▽
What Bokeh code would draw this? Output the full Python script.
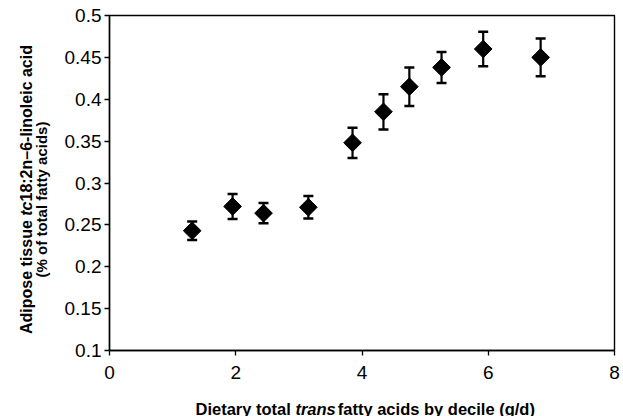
import math
from bokeh.plotting import figure
from bokeh.layouts import column, row
from bokeh.models import ColumnDataSource, Whisker, FixedTicker, Range1d, TeeHead
from bokeh.core.properties import value
from bokeh.embed import file_html
from bokeh.resources import INLINE

# ---- data ----
decile_trans_g = [1.31, 1.95, 2.44, 3.15, 3.85, 4.34, 4.75, 5.26, 5.92, 6.83]
linoleic_pct = [0.243, 0.272, 0.264, 0.271, 0.348, 0.385, 0.415, 0.438, 0.460, 0.450]
linoleic_err = [0.011, 0.015, 0.012, 0.0135, 0.018, 0.021, 0.023, 0.0185, 0.0205, 0.0225]
x_ticks = [0, 2, 4, 6, 8]
y_ticks = [0.1, 0.15, 0.2, 0.25, 0.3, 0.35, 0.4, 0.45, 0.5]
y_tick_labels = ["0.1", "0.15", "0.2", "0.25", "0.3", "0.35", "0.4", "0.45", "0.5"]

# ---- layout geometry (page pixels) ----
W, H = 623, 416
YT_W = 55            # strip for the y-axis title
XT_H = 30            # strip for the x-axis title
MW, MH = W - YT_W, H - XT_H
FL, FT, FR = 109 - YT_W, 15, W - 614
FB = MH - 350

src = ColumnDataSource(dict(
    x=decile_trans_g,
    y=linoleic_pct,
    lo=[v - e for v, e in zip(linoleic_pct, linoleic_err)],
    hi=[v + e for v, e in zip(linoleic_pct, linoleic_err)],
))

p = figure(width=MW, height=MH, output_backend="svg", toolbar_location=None, title=None,
           x_range=Range1d(0, 8), y_range=Range1d(0.1, 0.5),
           min_border_left=FL, min_border_top=FT, min_border_right=FR, min_border_bottom=FB)
p.background_fill_color = "white"
p.border_fill_color = "white"
p.outline_line_color = "black"
p.outline_line_width = 1.4
p.xgrid.visible = False
p.ygrid.visible = False

for ax in (p.xaxis[0], p.yaxis[0]):
    ax.axis_line_color = "black"
    ax.axis_line_width = 1.4
    ax.major_tick_line_color = "black"
    ax.major_tick_line_width = 1.3
    ax.major_tick_in = 0
    ax.major_tick_out = 5
    ax.minor_tick_line_color = None
    ax.major_label_text_font = "Liberation Sans"
    ax.major_label_text_font_size = "19px"
    ax.major_label_text_color = "black"

p.xaxis[0].ticker = FixedTicker(ticks=x_ticks)
p.yaxis[0].ticker = FixedTicker(ticks=y_ticks)
p.yaxis[0].major_label_overrides = {t: l for t, l in zip(y_ticks, y_tick_labels)}
p.xaxis[0].major_label_standoff = 10
p.yaxis[0].major_label_standoff = 3

whisker = Whisker(source=src, base="x", lower="lo", upper="hi",
                  line_color="black", line_width=2.2,
                  lower_head=TeeHead(size=10, line_color="black", line_width=2.5),
                  upper_head=TeeHead(size=10, line_color="black", line_width=2.5))
p.add_layout(whisker)

p.scatter("x", "y", source=src, marker="square", size=12.5, angle=math.pi / 4,
          fill_color="black", line_color="black")


def strip(w, h, bt=0, bb=0):
    # data coordinates of a strip = page pixels (x to the right, y = h - page y)
    f = figure(width=w, height=h, output_backend="svg", toolbar_location=None, title=None,
               x_range=Range1d(0, w), y_range=Range1d(bb, h - bt),
               min_border_left=0, min_border_right=0, min_border_top=bt, min_border_bottom=bb,
               x_axis_location=None, y_axis_location=None)
    f.outline_line_color = None
    f.background_fill_color = "white"
    f.border_fill_color = "white"
    f.xgrid.visible = False
    f.ygrid.visible = False
    return f


font = value("Liberation Sans")

# ---- y-axis title (left strip) ----
FS = 16
em = FS / 1000.0
yf = strip(YT_W, MH, FT, FB)
yt_parts = [("Adipose tissue ", "bold", 7391), ("tc", "bold italic", 889),
            ("18:2n\u20136-linoleic acid", "bold", 9782)]
total = sum(w for _, _, w in yt_parts) * em
sy = 189 + total / 2          # page y of the start (bottom) of line 1
for txt, style, w in yt_parts:
    yf.text(x=[26], y=[MH - sy], text=[txt], angle=math.pi / 2,
            text_font=font, text_font_size=f"{FS}px",
            text_font_style=style, text_color="black",
            text_align="left", text_baseline="alphabetic")
    sy -= w * em

FS2 = 15
w2 = 10390 * FS2 / 1000.0
yf.text(x=[41], y=[MH - (199 + w2 / 2)], text=["(% of total fatty acids)"], angle=math.pi / 2,
        text_font=font, text_font_size=f"{FS2}px",
        text_font_style="bold", text_color="black",
        text_align="left", text_baseline="alphabetic")

# ---- x-axis title (bottom strip) ----
FS3 = 16.5
em3 = FS3 / 1000.0
xf = strip(W, XT_H)
xt_parts = [("Dietary total ", "bold", 6057), ("trans", "bold italic", 2445),
            (" fatty acids by decile (g/d)", "bold", 12226)]
total = sum(w for _, _, w in xt_parts) * em3
sx = 366 - total / 2
for txt, style, w in xt_parts:
    xf.text(x=[sx], y=[XT_H - (408 - MH)], text=[txt], text_font=font,
            text_font_size=f"{FS3}px", text_font_style=style, text_color="black",
            text_align="left", text_baseline="alphabetic")
    sx += w * em3 + (2 if style == "bold italic" else 0)

layout = column(row(yf, p, spacing=0), xf, spacing=0)
open("out.html", "w").write(file_html(layout, INLINE))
△
Written instruction - Copy out the whole listing exactly, and don't carry over any pictures.

Exercise response -
What Bokeh code would draw this? Output the full Python script.
import math
from bokeh.plotting import figure
from bokeh.layouts import column, row
from bokeh.models import ColumnDataSource, Whisker, FixedTicker, Range1d, TeeHead
from bokeh.core.properties import value
from bokeh.embed import file_html
from bokeh.resources import INLINE

# ---- data ----
decile_trans_g = [1.31, 1.95, 2.44, 3.15, 3.85, 4.34, 4.75, 5.26, 5.92, 6.83]
linoleic_pct = [0.243, 0.272, 0.264, 0.271, 0.348, 0.385, 0.415, 0.438, 0.460, 0.450]
linoleic_err = [0.011, 0.015, 0.012, 0.0135, 0.018, 0.021, 0.023, 0.0185, 0.0205, 0.0225]
x_ticks = [0, 2, 4, 6, 8]
y_ticks = [0.1, 0.15, 0.2, 0.25, 0.3, 0.35, 0.4, 0.45, 0.5]
y_tick_labels = ["0.1", "0.15", "0.2", "0.25", "0.3", "0.35", "0.4", "0.45", "0.5"]

# ---- layout geometry (page pixels) ----
W, H = 623, 416
YT_W = 55            # strip for the y-axis title
XT_H = 30            # strip for the x-axis title
MW, MH = W - YT_W, H - XT_H
FL, FT, FR = 109 - YT_W, 15, W - 614
FB = MH - 350

src = ColumnDataSource(dict(
    x=decile_trans_g,
    y=linoleic_pct,
    lo=[v - e for v, e in zip(linoleic_pct, linoleic_err)],
    hi=[v + e for v, e in zip(linoleic_pct, linoleic_err)],
))

p = figure(width=MW, height=MH, output_backend="svg", toolbar_location=None, title=None,
           x_range=Range1d(0, 8), y_range=Range1d(0.1, 0.5),
           min_border_left=FL, min_border_top=FT, min_border_right=FR, min_border_bottom=FB)
p.background_fill_color = "white"
p.border_fill_color = "white"
p.outline_line_color = "black"
p.outline_line_width = 1.4
p.xgrid.visible = False
p.ygrid.visible = False

for ax in (p.xaxis[0], p.yaxis[0]):
    ax.axis_line_color = "black"
    ax.axis_line_width = 1.4
    ax.major_tick_line_color = "black"
    ax.major_tick_line_width = 1.3
    ax.major_tick_in = 0
    ax.major_tick_out = 5
    ax.minor_tick_line_color = None
    ax.major_label_text_font = "Liberation Sans"
    ax.major_label_text_font_size = "19px"
    ax.major_label_text_color = "black"

p.xaxis[0].ticker = FixedTicker(ticks=x_ticks)
p.yaxis[0].ticker = FixedTicker(ticks=y_ticks)
p.yaxis[0].major_label_overrides = {t: l for t, l in zip(y_ticks, y_tick_labels)}
p.xaxis[0].major_label_standoff = 10
p.yaxis[0].major_label_standoff = 3

whisker = Whisker(source=src, base="x", lower="lo", upper="hi",
                  line_color="black", line_width=2.2,
                  lower_head=TeeHead(size=10, line_color="black", line_width=2.5),
                  upper_head=TeeHead(size=10, line_color="black", line_width=2.5))
p.add_layout(whisker)

p.scatter("x", "y", source=src, marker="square", size=12.5, angle=math.pi / 4,
          fill_color="black", line_color="black")


def strip(w, h, bt=0, bb=0):
    # data coordinates of a strip = page pixels (x to the right, y = h - page y)
    f = figure(width=w, height=h, output_backend="svg", toolbar_location=None, title=None,
               x_range=Range1d(0, w), y_range=Range1d(bb, h - bt),
               min_border_left=0, min_border_right=0, min_border_top=bt, min_border_bottom=bb,
               x_axis_location=None, y_axis_location=None)
    f.outline_line_color = None
    f.background_fill_color = "white"
    f.border_fill_color = "white"
    f.xgrid.visible = False
    f.ygrid.visible = False
    return f


font = value("Liberation Sans")

# ---- y-axis title (left strip) ----
FS = 16
em = FS / 1000.0
yf = strip(YT_W, MH, FT, FB)
yt_parts = [("Adipose tissue ", "bold", 7391), ("tc", "bold italic", 889),
            ("18:2n\u20136-linoleic acid", "bold", 9782)]
total = sum(w for _, _, w in yt_parts) * em
sy = 189 + total / 2          # page y of the start (bottom) of line 1
for txt, style, w in yt_parts:
    yf.text(x=[26], y=[MH - sy], text=[txt], angle=math.pi / 2,
            text_font=font, text_font_size=f"{FS}px",
            text_font_style=style, text_color="black",
            text_align="left", text_baseline="alphabetic")
    sy -= w * em

FS2 = 15
w2 = 10390 * FS2 / 1000.0
yf.text(x=[41], y=[MH - (199 + w2 / 2)], text=["(% of total fatty acids)"], angle=math.pi / 2,
        text_font=font, text_font_size=f"{FS2}px",
        text_font_style="bold", text_color="black",
        text_align="left", text_baseline="alphabetic")

# ---- x-axis title (bottom strip) ----
FS3 = 16.5
em3 = FS3 / 1000.0
xf = strip(W, XT_H)
xt_parts = [("Dietary total ", "bold", 6057), ("trans", "bold italic", 2445),
            (" fatty acids by decile (g/d)", "bold", 12226)]
total = sum(w for _, _, w in xt_parts) * em3
sx = 366 - total / 2
for txt, style, w in xt_parts:
    xf.text(x=[sx], y=[XT_H - (408 - MH)], text=[txt], text_font=font,
            text_font_size=f"{FS3}px", text_font_style=style, text_color="black",
            text_align="left", text_baseline="alphabetic")
    sx += w * em3 + (2 if style == "bold italic" else 0)

layout = column(row(yf, p, spacing=0), xf, spacing=0)
open("out.html", "w").write(file_html(layout, INLINE))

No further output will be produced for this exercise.